On April 24, 2006, Hot Air, a "conservative Internet broadcast network", went into operation, with Malkin as founder/CEO. The site's staff at launch included Allahpundit and Bryan Preston. Preston was replaced by Ed Morrissey on February 25, 2008. In February 2010, Hotair.com was bought by Salem Communications and is no longer administered by Malkin.
Malkin was among the first of several bloggers who questioned the credibility and even the existence of Iraqi police Captain "Jamil Hussein" who had been used as a source by the Associated Press in over 60 stories about the Iraq war. The controversy started in November 2006 when the AP reported that six Iraqis had been burned alive as they left a mosque and that four mosques had been destroyed, citing Hussein as one of its sources. In January 2007, Malkin visited Baghdad, and stated, "the Iraqi Ministry of Interior says disputed Associated Press source Jamil Hussein does exist. At least one story he told the AP just doesn't check out: The Sunni mosques that as Hussein claimed and AP reported as 'destroyed,' 'torched' and 'burned and blown up' are all still standing. So the credibility of every AP story relying on Jamil Hussein remains dubious." Malkin has since issued a correction for her denial of Hussein's existence, "I relayed information from multiple sources—CPATT, Centcom, and two other military sources on the ground in Iraq—that the Associated Press's disputed source, Jamil Hussein, could not be found." [...] "I regret the error," but still contested AP claims of destroyed mosques and civilians burned alive.

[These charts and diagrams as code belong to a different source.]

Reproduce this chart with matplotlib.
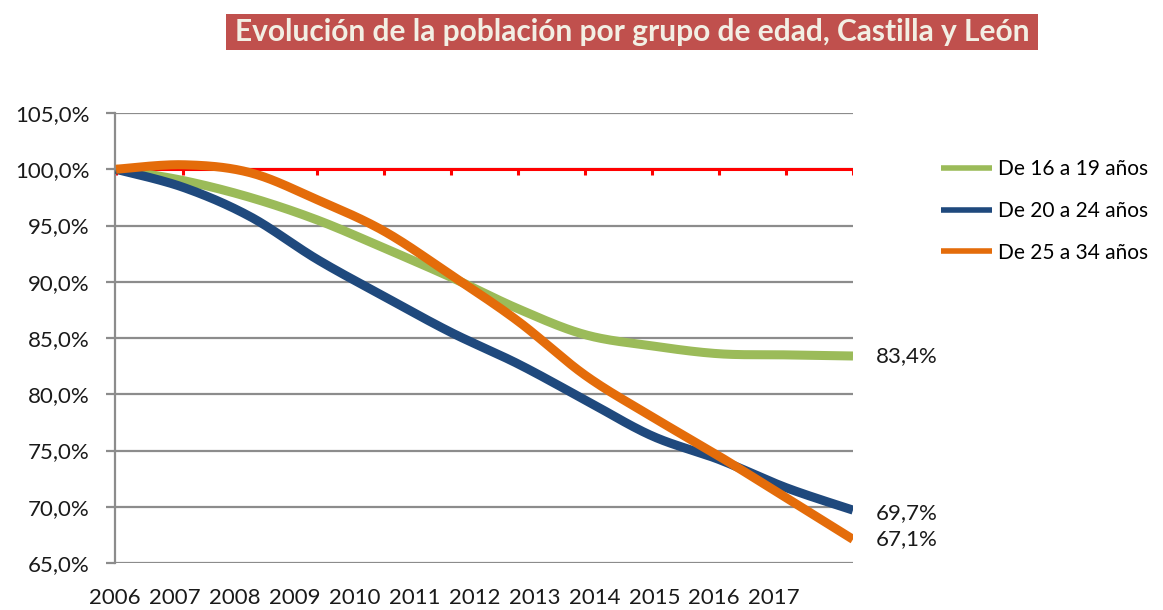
import numpy as np
import matplotlib
matplotlib.use("Agg")
import matplotlib.pyplot as plt
from matplotlib.patches import Rectangle

years = ["2006", "2007", "2008", "2009", "2010", "2011",
         "2012", "2013", "2014", "2015", "2016", "2017"]
series_names = ["De 16 a 19 años", "De 20 a 24 años", "De 25 a 34 años"]
g16_19 = [100.0, 99.0, 97.5, 95.5, 93.0, 90.4, 87.6, 85.3, 84.3, 83.6, 83.5, 83.4]
g20_24 = [100.0, 98.4, 95.8, 92.0, 88.7, 85.5, 82.7, 79.5, 76.3, 74.2, 71.7, 69.7]
g25_34 = [100.0, 100.4, 99.7, 97.3, 94.5, 90.6, 86.5, 81.7, 78.0, 74.5, 70.8, 67.1]
reference = [100.0] * 12
end_labels = ["83,4%", "69,7%", "67,1%"]
yticks = [65, 70, 75, 80, 85, 90, 95, 100, 105]
colors = ["#9BBB59", "#1F497D", "#E46C0A"]

FONT = "Lato"
FS = 16
W, H = 1163, 610
fig = plt.figure(figsize=(W / 100, H / 100), dpi=100)
ax = fig.add_axes([115 / W, 1 - 563 / H, (853 - 115) / W, (563 - 113) / H])


def smooth(y, n=30):
    y = np.asarray(y, float)
    x = np.arange(len(y), dtype=float)
    P = np.column_stack([x, y])
    Pp = np.vstack([P[0], P, P[-1]])
    out = []
    for i in range(len(P) - 1):
        p0, p1, p2, p3 = Pp[i], Pp[i + 1], Pp[i + 2], Pp[i + 3]
        b1 = p1 + (p2 - p0) / 6
        b2 = p2 - (p3 - p1) / 6
        t = np.linspace(0, 1, n)[:, None]
        seg = ((1 - t) ** 3) * p1 + 3 * ((1 - t) ** 2) * t * b1 + 3 * (1 - t) * t ** 2 * b2 + t ** 3 * p2
        out.append(seg if i == 0 else seg[1:])
    s = np.vstack(out)
    return s[:, 0], s[:, 1]


xs = np.arange(len(years))
# reference red line with tick marks
ax.plot(xs, reference, color="#FF0000", lw=2.2, zorder=2, solid_capstyle="butt")
ax.vlines(xs, 99.45, 100, color="#FF0000", lw=2.2, zorder=2)

for vals, c, name in zip([g16_19, g20_24, g25_34], colors, series_names):
    sx, sy = smooth(vals)
    ax.plot(sx, sy, color=c, lw=6.5, solid_capstyle="butt", zorder=3, label=name)

ax.set_xlim(0, len(years) - 1)
ax.set_ylim(65, 105)
ax.set_yticks(yticks)
ax.set_yticklabels([f"{v:.1f}%".replace(".", ",") for v in yticks],
                   fontsize=FS, family=FONT, color="#1a1a1a")
ax.grid(axis="y", color="#8C8C8C", lw=1.6, zorder=1)
ax.tick_params(axis="y", length=6.5, width=1.6, color="#8C8C8C", pad=12)

px_per_unit = (853 - 115) / (len(years) - 1)
label_pos = [(114 + 60 * i - 115) / px_per_unit for i in range(len(years))]
ax.set_xticks(label_pos)
ax.set_xticklabels(years, fontsize=FS, family=FONT, color="#1a1a1a")
ax.tick_params(axis="x", length=0, pad=18)

for s in ["top", "right", "bottom"]:
    ax.spines[s].set_visible(False)
ax.spines["left"].set_color("#8C8C8C")
ax.spines["left"].set_linewidth(1.6)

# end labels
for vals, lab, dy in zip([g16_19, g20_24, g25_34], end_labels, [0, -0.3, 0.0]):
    ax.annotate(lab, xy=(len(years) - 1, vals[-1] + dy), xytext=(16.5, 0),
                textcoords="offset points", fontsize=FS, family=FONT,
                va="center", ha="left", color="#1a1a1a", annotation_clip=False)

leg = fig.legend(loc="upper left", bbox_to_anchor=(941 / W, 1 - 159 / H),
                 frameon=False, prop={"family": FONT, "size": 15},
                 handlelength=2.45, handletextpad=0.3, labelspacing=1.05,
                 borderpad=0, borderaxespad=0)
for l in leg.get_lines():
    l.set_linewidth(4)

# title box
fig.patches.append(Rectangle((226 / W, 1 - 50 / H), (1038 - 226) / W, 36 / H,
                             transform=fig.transFigure, facecolor="#C0504D",
                             edgecolor="none"))
fig.text(632 / W, 1 - 32 / H, "Evolución de la población por grupo de edad, Castilla y León",
         ha="center", va="center", fontsize=21.5, family=FONT, weight="bold",
         color="#F2EFE4")

fig.savefig("out.png", dpi=100)
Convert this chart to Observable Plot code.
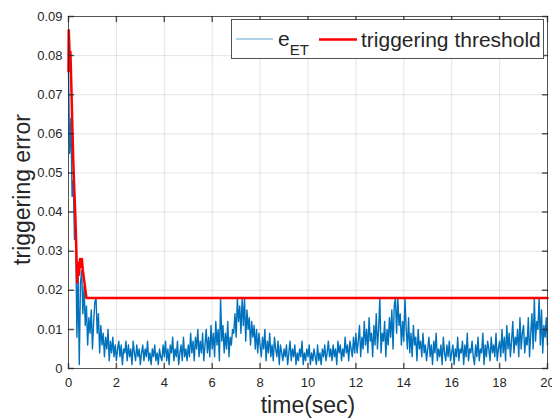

In April 2006, Students Against War (SAW), a campus group at University of California, Santa Cruz, staged a protest against the presence of military recruiters on campus, and sent out a press release containing contact details (names, phone numbers and e-mail addresses) of three student leaders for use by reporters. Malkin included these contact details in a blog column entitled "Seditious Santa Cruz vs. America". Malkin claimed the contact information was originally taken from SAW's own website, but that later SAW had removed it and had "wiped" the "cached version". The students asked Malkin to remove the contact details from her blog, but Malkin reposted them several times writing in her blog: "I am leaving it up. If you are contacting them, I do not condone death threats or foul language. As for SAW, my message is this: You are responsible for your individual actions. Other individuals are responsible for theirs. Grow up and take responsibility."
Another controversy involving private addresses began on July 1, 2006, when Malkin and other bloggers commented on a New York Times Travel section article that had featured the town where Vice President Dick Cheney and Secretary of Defense Donald Rumsfeld owned summer homes. The article included a picture of Rumsfeld's long tree-lined driveway that showed a birdhouse and small portion of the housefront. Malkin declared that this story was part of "a concerted, organized effort to dig up and publicize the private home information of prominent conservatives in the media and blogosphere to intimidate them." The photos of Rumsfeld's house were taken with Rumsfeld's permission.
In 2006, Malkin gave a lecture at her alma mater, Oberlin College, discussing racism, among other topics. She denied allegations that she had been insensitive to the "plight of minorities", listing several racial epithets that had been used against her, and by relating a lesson she learned from her mother for which she is "eternally grateful". When in kindergarten, Malkin went home in tears one day because her classmates had called her a racist name. But her mother comforted Michelle by telling her that everyone has prejudices.